In recent years the semiconductor industry has grown, in some ways, stale. Aside from their soaring transistor budgets and higher levels of integration, today's microprocessors implement a computing model that's not all that much different from the mainframes of the 1960s.
But silicon can be used to do far more than simply increase the length and breadth of a uniprocessor pipeline. MEMS techniques may provide new forms of interaction between mechanical systems and the real world, and dynamically reconfigurable logic may be the best way to solve problems not suitable for conventional methods.
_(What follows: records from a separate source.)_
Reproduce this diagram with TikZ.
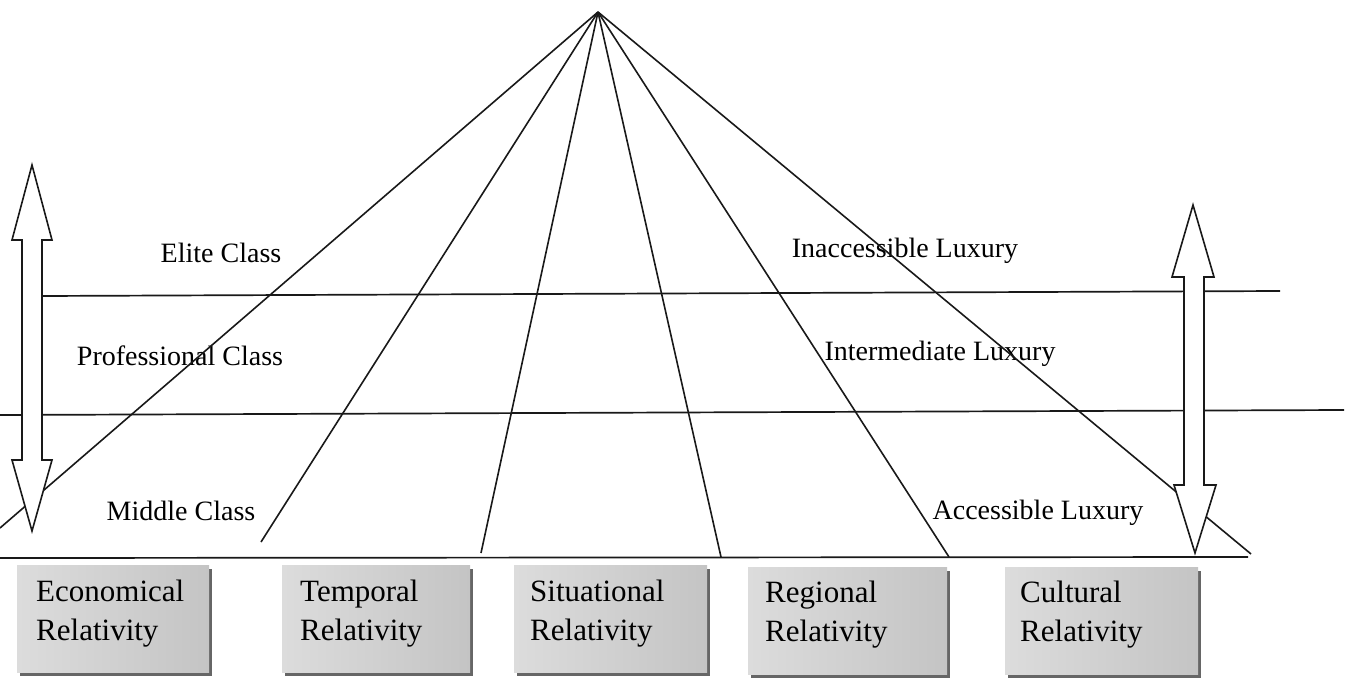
\documentclass[tikz,border=0pt]{standalone}
\usepackage{fontspec}
\setmainfont{Liberation Serif}
\usetikzlibrary{shadows}
\definecolor{boxlight}{HTML}{DCDCDC}
\definecolor{boxdark}{HTML}{C4C4C4}
\definecolor{boxshadow}{HTML}{666666}
\begin{document}
\begin{tikzpicture}[x=1pt,y=-1pt,
  fanline/.style={line width=1.6pt, draw=black!90},
  hline/.style={line width=1.7pt, draw=black!90},
  blockarrow/.style={draw=black!90, line width=1.6pt, fill=white, line join=miter},
  lab/.style={font=\fontsize{28}{32}\selectfont, inner sep=0pt, text=black},
  relbox/.style={draw=none, left color=boxlight, right color=boxdark,
    minimum height=107pt, anchor=north west, inner sep=0pt,
    drop shadow={shadow xshift=3pt, shadow yshift=-4pt, fill=boxshadow, opacity=1}},
  reltext/.style={font=\fontsize{31}{39}\selectfont, align=left, inner sep=0pt, anchor=west, text=black}
]
\useasboundingbox (0,0) rectangle (1356,677);
\fill[white] (0,0) rectangle (1356,677);

% coordinates
\coordinate (apex) at (598,12);
\coordinate (e1) at (0,528);
\coordinate (e2) at (261,542);
\coordinate (e3) at (481,553);
\coordinate (e4) at (721,557);
\coordinate (e5) at (949,557);
\coordinate (e6) at (1251,554);
\coordinate (h1l) at (42,296);
\coordinate (h1r) at (1280,291);
\coordinate (h2l) at (0,415);
\coordinate (h2r) at (1344,410);
\coordinate (bl) at (0,558);
\coordinate (br) at (1248,557);

% labels
\node[lab] (elite) at (221,253) {Elite Class};
\node[lab] (inacc) at (905,251) {Inaccessible Luxury};
\node[lab] (prof) at (180,356) {Professional Class};
\node[lab] (inter) at (940,354) {Intermediate Luxury};
\node[lab] (mid) at (181,511) {Middle Class};
\node[lab] (acc) at (1038,513) {Accessible Luxury};

% horizontal lines
\draw[hline] (h1l) -- (h1r);
\draw[hline] (h2l) -- (h2r);
\draw[hline] (bl) -- (br);

% fan lines
\foreach \e in {e1,e2,e3,e4,e5,e6} \draw[fanline] (apex) -- (\e);

% left double block arrow
\draw[blockarrow] (32,165) -- (52,240) -- (42,240) -- (42,460) -- (52,460)
  -- (32,531) -- (12,460) -- (22,460) -- (22,240) -- (12,240) -- cycle;
% right double block arrow
\draw[blockarrow] (1193,205) -- (1214,277) -- (1204,277) -- (1204,485) -- (1216,485)
  -- (1195,553) -- (1174,485) -- (1184,485) -- (1184,277) -- (1172,277) -- cycle;

% relativity boxes
\node[relbox, minimum width=192pt] (b1) at (17,565) {};
\node[relbox, minimum width=188pt] (b2) at (282,565) {};
\node[relbox, minimum width=193pt] (b3) at (514,565) {};
\node[relbox, minimum width=199pt] (b4) at (748,567) {};
\node[relbox, minimum width=193pt] (b5) at (1005,567) {};

\node[reltext] (t1) at (36,614) {Economical\\Relativity};
\node[reltext] (t2) at (300,614) {Temporal\\Relativity};
\node[reltext] (t3) at (530,614) {Situational\\Relativity};
\node[reltext] (t4) at (765,615) {Regional\\Relativity};
\node[reltext] (t5) at (1020,615) {Cultural\\Relativity};
\end{tikzpicture}
\end{document}
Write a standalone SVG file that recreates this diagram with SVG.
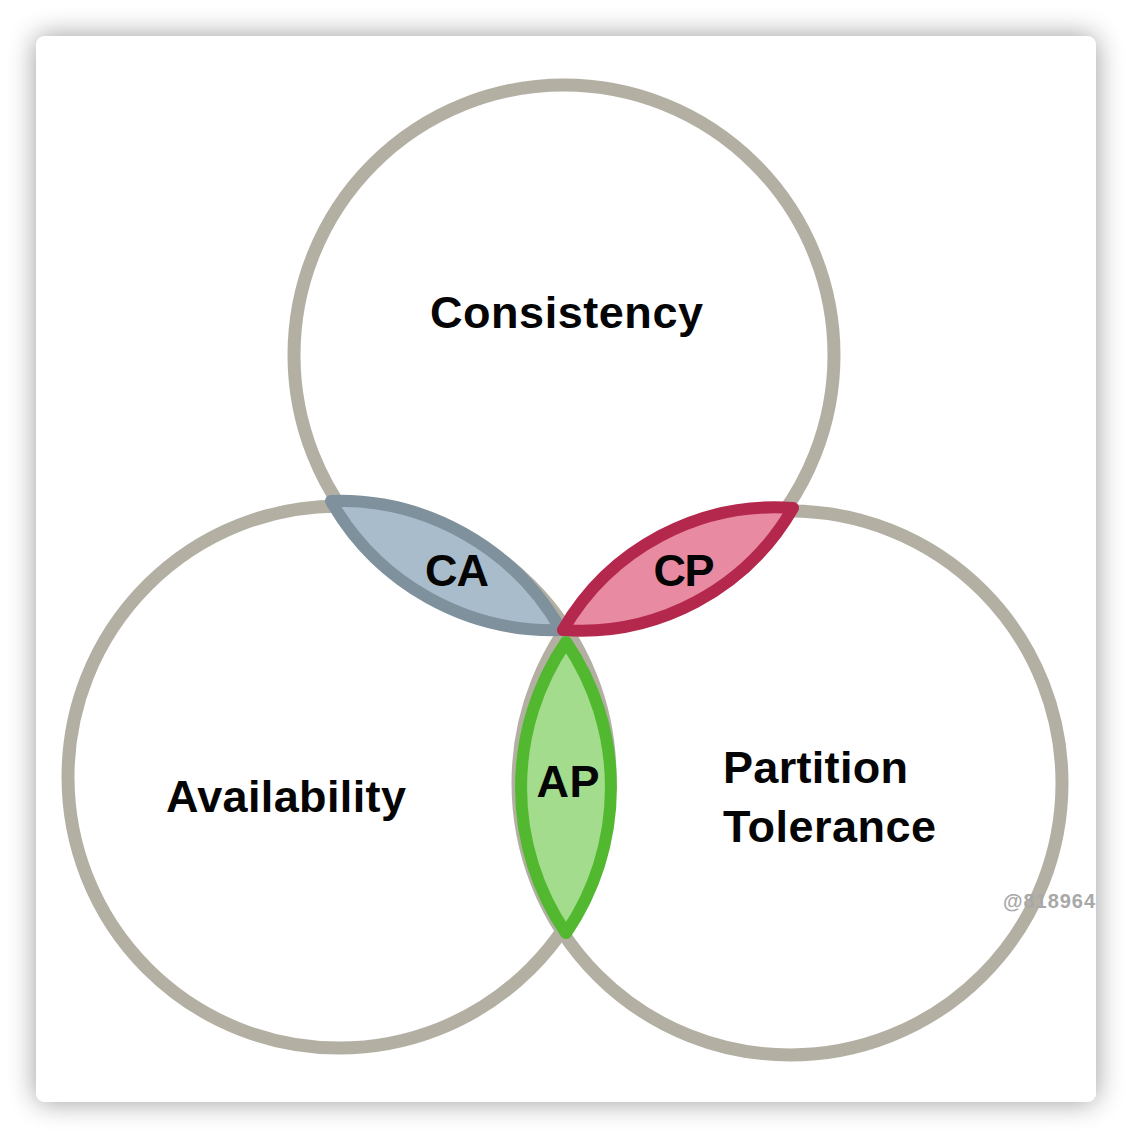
<svg xmlns="http://www.w3.org/2000/svg" width="1132" height="1138" viewBox="0 0 1132 1138">
  <defs>
    <filter id="shadow" x="-10%" y="-10%" width="120%" height="120%">
      <feGaussianBlur in="SourceAlpha" stdDeviation="14"/>
      <feComponentTransfer><feFuncA type="linear" slope="0.4"/></feComponentTransfer>
      <feMerge><feMergeNode/><feMergeNode in="SourceGraphic"/></feMerge>
    </filter>
  </defs>
  <style>
    .ring { fill: none; stroke: #b3b0a3; stroke-width: 13; }
    .lbl { font-family: "Liberation Sans", Arial, sans-serif; font-weight: bold; font-size: 45px; fill: #050505; }
    .lens { stroke-width: 12; stroke-linejoin: round; }
  </style>
  <rect x="0" y="0" width="1132" height="1138" fill="#ffffff"/>
  <rect x="36" y="36" width="1060" height="1066" rx="9" fill="#ffffff" filter="url(#shadow)"/>

  <g id="circle-consistency">
    <circle class="ring" cx="564" cy="355" r="270"/>
  </g>
  <g id="circle-availability">
    <circle class="ring" cx="339" cy="777" r="271"/>
  </g>
  <g id="circle-partition">
    <circle class="ring" cx="790" cy="783" r="272"/>
  </g>

  <g id="lens-ca">
    <path class="lens" fill="#a8bccb" stroke="#7e919c" d="M331,501 A255,255 0 0 1 561,630 A255,255 0 0 1 331,501 Z"/>
    <text class="lbl" x="457" y="586" text-anchor="middle" textLength="64">CA</text>
  </g>
  <g id="lens-cp">
    <path class="lens" fill="#e88aa1" stroke="#b5284d" d="M563,630 A245,245 0 0 1 793,508 A245,245 0 0 1 563,630 Z"/>
    <text class="lbl" x="684" y="586" text-anchor="middle" textLength="61">CP</text>
  </g>
  <g id="lens-ap">
    <path class="lens" fill="#a2dc8c" stroke="#52b830" d="M566,642 A258,258 0 0 1 566,933 A258,258 0 0 1 566,642 Z"/>
    <text class="lbl" x="568" y="797" text-anchor="middle" textLength="63">AP</text>
  </g>

  <g id="label-consistency">
    <text class="lbl" x="430" y="328" textLength="273">Consistency</text>
  </g>
  <g id="label-availability">
    <text class="lbl" x="166" y="812" textLength="240">Availability</text>
  </g>
  <g id="label-partition">
    <text class="lbl" x="723" y="783" textLength="185">Partition</text>
    <text class="lbl" x="723" y="842" textLength="213">Tolerance</text>
  </g>
  <text x="1003" y="908" font-family="Liberation Sans, Arial, sans-serif" font-weight="bold" font-size="20" fill="#a8a8a8" textLength="92">@818964</text>
</svg>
As PC users break the tethers to their desktops, and as systems evolve to become consumer appliances and communications tools, new technologies and new computing models may be the key to sustaining the growth of the semiconductor industry. In this presentation, respected industry analyst Nick Tredennick will comment on various bleeding-edge technologies and what impact they may have on microchip designs of the future.
About the speaker:
Dr. Nick Tredennick has more than thirty years experience in computer and microprocessor design, having worked both sides of the fence between corporate research labs and garage entrepreneurship. As a Senior Design Engineer at Motorola he developed the logic and microcode for the original Motorola 68000 microprocessor; as a member of the Research Staff at IBM's Watson Research Center he did the same for the Micro/370.
Nick has founded several Silicon Valley startups, including NexGen (now part of AMD), and is an investor or member of the technical advisory board of numerous others. He has taught at the University of Texas at Austin and U.C. Berkeley, is a Fellow of the IEEE, and represents the IEEE on the Engineering Accreditation Commission, overseeing university accreditation for all engineering programs.
Nick serves on the editorial advisory boards for IEEE Spectrum and Microprocessor Report, and is a member of the Army Science Board, a U.S. federal advisory committee. He has published more than fifty technical works, including a textbook on microprocessor design (Microprocessor Logic Design), and holds nine patents.
But among his friends Nick is perhaps best known for his skewed view of
the industry and as the first analyst to predict accurately what would
be the true long-term impact of RISC processors on computing.